Lady James published her last novel, Death Comes to Pemberley, in 2011. It was a murder mystery sequel to Pride and Prejudice, combining her two great literary passions: crime fiction and Jane Austen. The BBC adapted the story last Christmas.
News of her death prompted a flurry of tributes from fellow authors, including the crime writers Ian Rankin, Val McDermid and Ruth Rendell.
Baroness Rendell, a close friend, said: "She was wonderfully accurate in her police work. She really took great pains about it. She did not make mistakes; she saw to it that she didn't."
Rankin praised Lady James's "sharp intellect" and "ready wit", while McDermid - referring to Lady James by her Christian name - said: "Today, I've lost a friend as well as a teacher. There was nothing cosy about Phyllis."
Mark Thompson, then director-general of the BBC, discovered that in 2009 when he agreed to be interviewed by Lady James on Radio 4.
Drawing on her time as a BBC governor, Lady James accused him of presiding over a corporation rife with ageism, dreadful programmes and executives paid "vast sums of money".

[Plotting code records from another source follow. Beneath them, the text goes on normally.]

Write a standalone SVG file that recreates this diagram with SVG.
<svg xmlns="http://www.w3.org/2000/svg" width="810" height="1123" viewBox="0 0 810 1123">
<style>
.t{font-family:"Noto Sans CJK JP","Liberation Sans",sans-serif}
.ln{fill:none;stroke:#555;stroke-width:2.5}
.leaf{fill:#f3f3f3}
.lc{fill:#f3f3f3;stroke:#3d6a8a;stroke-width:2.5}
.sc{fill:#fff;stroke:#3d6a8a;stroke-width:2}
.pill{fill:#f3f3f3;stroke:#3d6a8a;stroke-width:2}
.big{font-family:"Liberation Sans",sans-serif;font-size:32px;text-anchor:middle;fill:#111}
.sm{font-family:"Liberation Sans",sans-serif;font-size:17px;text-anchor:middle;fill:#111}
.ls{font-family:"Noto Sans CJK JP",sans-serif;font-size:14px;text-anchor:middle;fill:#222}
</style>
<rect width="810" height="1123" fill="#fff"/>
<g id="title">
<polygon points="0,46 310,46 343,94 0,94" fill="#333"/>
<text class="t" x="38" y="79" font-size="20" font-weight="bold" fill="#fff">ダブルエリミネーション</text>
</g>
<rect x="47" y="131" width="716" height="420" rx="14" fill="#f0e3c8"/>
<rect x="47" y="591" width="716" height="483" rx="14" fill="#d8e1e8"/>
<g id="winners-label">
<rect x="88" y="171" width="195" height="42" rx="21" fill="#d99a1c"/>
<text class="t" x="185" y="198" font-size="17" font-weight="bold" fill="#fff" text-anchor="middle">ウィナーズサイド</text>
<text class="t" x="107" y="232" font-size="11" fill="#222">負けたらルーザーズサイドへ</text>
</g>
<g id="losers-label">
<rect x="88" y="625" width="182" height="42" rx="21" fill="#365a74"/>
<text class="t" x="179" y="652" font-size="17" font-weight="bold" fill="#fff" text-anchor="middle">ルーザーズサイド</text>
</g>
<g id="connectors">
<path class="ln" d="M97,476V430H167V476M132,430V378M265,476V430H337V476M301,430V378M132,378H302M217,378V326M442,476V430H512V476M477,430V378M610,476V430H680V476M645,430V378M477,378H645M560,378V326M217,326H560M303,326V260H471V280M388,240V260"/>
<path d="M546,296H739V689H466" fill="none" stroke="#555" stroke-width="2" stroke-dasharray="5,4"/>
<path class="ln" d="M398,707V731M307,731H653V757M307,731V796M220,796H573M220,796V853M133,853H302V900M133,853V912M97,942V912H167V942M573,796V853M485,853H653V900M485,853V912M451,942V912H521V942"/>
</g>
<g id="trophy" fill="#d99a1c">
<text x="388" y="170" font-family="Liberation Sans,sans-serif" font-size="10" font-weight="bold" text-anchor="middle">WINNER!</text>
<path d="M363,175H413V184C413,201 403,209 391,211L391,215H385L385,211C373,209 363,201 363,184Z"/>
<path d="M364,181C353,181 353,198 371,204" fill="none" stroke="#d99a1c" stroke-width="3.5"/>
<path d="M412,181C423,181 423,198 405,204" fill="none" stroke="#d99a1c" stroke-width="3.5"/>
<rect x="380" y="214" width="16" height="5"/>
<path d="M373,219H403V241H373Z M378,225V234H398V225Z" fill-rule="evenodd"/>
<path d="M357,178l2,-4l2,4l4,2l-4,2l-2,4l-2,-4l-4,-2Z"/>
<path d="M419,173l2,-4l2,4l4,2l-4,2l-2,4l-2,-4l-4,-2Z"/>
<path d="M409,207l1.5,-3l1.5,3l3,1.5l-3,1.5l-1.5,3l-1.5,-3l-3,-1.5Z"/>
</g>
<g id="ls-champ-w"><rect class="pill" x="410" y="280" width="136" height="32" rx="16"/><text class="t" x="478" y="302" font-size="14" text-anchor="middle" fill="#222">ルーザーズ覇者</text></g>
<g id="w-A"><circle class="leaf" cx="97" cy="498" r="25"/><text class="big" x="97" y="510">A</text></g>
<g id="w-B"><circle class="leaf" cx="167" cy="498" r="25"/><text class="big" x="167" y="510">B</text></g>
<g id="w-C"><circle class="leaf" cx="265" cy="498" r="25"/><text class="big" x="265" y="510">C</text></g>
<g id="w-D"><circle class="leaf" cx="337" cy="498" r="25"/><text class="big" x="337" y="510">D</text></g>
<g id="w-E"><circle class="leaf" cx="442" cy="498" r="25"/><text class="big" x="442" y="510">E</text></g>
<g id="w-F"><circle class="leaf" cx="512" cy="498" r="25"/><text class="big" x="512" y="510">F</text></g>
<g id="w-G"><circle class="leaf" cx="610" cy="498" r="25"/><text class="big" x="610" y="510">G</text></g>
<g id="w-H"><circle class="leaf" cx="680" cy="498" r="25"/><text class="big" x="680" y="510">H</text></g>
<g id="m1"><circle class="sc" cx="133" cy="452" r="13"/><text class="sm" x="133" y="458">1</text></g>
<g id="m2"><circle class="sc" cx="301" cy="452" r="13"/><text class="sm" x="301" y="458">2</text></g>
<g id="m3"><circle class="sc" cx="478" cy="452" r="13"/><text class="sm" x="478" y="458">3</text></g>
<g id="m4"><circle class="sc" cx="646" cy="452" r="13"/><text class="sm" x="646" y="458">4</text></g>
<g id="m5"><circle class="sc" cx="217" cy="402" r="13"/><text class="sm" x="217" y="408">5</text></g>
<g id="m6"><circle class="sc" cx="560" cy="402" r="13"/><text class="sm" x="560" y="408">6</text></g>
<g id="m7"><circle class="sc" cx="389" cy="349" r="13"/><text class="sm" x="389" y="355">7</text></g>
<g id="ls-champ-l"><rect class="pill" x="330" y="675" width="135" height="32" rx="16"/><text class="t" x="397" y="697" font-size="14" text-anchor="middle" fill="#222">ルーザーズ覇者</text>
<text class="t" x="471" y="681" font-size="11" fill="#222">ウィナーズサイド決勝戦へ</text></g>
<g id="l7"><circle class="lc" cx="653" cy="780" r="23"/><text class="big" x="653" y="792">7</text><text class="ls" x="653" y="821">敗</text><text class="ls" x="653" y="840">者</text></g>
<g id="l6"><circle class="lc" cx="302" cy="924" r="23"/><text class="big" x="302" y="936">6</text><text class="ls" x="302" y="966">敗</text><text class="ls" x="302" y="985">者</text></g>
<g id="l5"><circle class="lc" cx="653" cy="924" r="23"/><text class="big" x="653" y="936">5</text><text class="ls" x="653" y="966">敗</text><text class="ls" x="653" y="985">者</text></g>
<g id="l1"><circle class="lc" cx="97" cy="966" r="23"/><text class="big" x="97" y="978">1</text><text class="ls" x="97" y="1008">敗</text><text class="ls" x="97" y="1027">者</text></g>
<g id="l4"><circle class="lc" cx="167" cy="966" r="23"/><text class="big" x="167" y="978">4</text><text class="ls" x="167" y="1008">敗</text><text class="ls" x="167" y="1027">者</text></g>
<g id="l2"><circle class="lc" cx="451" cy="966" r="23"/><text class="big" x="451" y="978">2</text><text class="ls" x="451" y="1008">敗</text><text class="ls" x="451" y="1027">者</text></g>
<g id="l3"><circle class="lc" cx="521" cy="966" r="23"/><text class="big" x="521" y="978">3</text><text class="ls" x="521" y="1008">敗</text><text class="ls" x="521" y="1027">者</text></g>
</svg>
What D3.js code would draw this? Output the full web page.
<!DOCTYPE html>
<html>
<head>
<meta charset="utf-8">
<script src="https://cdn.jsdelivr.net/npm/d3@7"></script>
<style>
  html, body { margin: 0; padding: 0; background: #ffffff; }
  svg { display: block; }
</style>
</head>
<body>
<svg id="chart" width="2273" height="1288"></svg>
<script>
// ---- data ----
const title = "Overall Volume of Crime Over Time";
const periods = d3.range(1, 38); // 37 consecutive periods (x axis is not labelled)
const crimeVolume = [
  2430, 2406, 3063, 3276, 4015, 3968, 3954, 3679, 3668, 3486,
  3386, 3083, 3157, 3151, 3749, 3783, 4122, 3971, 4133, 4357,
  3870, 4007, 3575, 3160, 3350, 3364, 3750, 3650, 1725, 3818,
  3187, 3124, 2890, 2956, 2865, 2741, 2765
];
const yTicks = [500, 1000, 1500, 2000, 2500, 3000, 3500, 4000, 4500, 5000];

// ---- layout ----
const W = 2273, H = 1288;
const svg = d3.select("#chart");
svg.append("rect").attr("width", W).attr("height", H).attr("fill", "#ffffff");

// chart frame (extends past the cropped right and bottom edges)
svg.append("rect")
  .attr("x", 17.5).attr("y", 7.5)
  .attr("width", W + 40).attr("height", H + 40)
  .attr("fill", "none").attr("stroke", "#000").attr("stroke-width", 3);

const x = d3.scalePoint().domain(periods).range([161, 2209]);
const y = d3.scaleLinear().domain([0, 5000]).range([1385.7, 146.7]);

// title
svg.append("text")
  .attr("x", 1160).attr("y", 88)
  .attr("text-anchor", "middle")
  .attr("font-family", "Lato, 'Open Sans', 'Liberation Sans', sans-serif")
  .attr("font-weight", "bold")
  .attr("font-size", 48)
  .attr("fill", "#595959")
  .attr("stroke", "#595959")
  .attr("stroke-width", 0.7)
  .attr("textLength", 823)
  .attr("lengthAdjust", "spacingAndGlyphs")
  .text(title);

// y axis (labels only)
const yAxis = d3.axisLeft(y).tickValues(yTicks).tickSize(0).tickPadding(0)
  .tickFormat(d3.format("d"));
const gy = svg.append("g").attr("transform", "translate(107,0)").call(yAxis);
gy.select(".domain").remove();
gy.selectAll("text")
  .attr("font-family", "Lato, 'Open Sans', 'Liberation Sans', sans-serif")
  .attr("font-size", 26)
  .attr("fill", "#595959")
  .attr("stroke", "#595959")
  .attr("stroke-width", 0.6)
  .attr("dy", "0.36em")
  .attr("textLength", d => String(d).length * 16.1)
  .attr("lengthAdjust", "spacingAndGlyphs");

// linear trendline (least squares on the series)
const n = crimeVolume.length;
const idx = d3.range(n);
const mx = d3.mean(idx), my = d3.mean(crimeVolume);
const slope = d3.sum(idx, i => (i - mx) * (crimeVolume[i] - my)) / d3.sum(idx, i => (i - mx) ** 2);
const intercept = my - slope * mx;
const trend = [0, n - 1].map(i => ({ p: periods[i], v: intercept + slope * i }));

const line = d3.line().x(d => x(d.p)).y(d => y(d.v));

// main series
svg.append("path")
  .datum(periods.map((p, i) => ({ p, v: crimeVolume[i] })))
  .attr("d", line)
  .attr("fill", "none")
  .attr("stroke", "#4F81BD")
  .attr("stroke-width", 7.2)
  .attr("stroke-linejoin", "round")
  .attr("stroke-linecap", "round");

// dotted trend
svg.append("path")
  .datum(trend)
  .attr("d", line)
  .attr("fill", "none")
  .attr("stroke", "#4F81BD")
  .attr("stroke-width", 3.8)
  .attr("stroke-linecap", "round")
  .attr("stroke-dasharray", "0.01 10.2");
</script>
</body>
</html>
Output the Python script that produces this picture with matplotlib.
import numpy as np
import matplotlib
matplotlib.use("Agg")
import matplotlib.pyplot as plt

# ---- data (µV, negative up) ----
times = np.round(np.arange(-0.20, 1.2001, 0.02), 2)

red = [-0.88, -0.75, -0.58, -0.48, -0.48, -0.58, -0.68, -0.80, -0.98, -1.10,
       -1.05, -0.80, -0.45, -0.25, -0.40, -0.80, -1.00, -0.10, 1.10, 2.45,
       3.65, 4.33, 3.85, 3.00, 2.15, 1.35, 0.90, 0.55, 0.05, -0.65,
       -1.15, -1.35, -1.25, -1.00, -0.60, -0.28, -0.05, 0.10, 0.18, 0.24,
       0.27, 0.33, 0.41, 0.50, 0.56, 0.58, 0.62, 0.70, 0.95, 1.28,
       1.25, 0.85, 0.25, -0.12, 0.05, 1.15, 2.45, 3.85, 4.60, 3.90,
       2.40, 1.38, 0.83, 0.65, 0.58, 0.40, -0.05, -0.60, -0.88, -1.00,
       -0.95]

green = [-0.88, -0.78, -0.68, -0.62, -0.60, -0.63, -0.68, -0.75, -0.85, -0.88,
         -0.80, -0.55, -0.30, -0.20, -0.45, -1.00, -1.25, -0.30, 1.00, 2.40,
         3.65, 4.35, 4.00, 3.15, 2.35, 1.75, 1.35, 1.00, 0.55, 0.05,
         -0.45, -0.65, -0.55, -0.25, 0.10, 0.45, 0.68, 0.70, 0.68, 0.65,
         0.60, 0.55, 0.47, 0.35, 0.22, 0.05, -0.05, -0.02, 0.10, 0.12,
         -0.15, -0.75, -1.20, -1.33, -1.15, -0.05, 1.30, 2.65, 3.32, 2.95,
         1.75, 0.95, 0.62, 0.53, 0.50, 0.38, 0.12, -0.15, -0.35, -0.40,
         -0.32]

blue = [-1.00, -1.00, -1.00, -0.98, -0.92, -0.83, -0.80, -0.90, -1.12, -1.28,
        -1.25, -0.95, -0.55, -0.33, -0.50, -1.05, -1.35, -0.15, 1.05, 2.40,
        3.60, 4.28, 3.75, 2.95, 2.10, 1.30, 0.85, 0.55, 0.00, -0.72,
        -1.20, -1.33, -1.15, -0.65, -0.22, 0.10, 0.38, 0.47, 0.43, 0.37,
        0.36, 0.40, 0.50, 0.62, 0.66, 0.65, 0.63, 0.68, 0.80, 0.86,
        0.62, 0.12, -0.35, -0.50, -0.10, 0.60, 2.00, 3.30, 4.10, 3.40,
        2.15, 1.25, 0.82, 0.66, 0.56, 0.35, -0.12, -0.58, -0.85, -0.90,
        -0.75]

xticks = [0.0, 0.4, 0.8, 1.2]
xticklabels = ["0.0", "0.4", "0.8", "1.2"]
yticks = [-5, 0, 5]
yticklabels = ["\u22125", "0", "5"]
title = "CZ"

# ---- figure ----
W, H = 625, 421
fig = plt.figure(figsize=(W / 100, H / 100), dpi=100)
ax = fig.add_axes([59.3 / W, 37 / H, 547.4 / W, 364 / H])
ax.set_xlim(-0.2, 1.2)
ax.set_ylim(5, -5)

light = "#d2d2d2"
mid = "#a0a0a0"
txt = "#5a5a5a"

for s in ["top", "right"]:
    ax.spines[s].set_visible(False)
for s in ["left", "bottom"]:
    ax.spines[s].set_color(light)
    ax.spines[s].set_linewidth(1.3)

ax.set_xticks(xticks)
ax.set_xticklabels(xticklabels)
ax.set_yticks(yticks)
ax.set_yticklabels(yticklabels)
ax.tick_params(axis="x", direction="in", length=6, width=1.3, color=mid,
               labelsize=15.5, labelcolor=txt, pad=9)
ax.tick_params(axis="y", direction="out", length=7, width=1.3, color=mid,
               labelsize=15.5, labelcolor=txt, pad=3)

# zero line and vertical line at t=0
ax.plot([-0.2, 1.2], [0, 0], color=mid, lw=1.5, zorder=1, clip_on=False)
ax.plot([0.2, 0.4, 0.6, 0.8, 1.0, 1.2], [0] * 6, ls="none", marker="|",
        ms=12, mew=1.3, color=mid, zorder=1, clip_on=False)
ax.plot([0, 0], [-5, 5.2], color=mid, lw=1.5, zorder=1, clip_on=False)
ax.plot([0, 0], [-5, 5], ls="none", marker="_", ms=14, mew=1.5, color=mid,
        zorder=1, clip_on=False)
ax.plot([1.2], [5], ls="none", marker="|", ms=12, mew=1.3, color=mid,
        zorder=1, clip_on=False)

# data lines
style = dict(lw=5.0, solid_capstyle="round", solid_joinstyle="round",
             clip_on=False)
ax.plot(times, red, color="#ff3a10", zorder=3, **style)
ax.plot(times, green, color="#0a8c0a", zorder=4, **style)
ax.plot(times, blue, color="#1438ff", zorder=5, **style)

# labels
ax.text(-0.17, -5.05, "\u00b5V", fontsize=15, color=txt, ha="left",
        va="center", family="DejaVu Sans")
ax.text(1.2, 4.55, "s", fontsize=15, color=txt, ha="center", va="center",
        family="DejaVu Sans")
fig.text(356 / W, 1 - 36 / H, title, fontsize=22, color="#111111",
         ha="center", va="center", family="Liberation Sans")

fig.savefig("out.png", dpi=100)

Another author and friend, AS Byatt, said Lady James was successful because her crime novels were rooted in reality.
"When people in her books died, the other characters' lives changed as they would in real life. Phyllis was working with real people that she cared about," Byatt said.
Lady James is survived by two daughters, five grandchildren and seven great-grandchildren. Her husband, Connor White, died in 1964.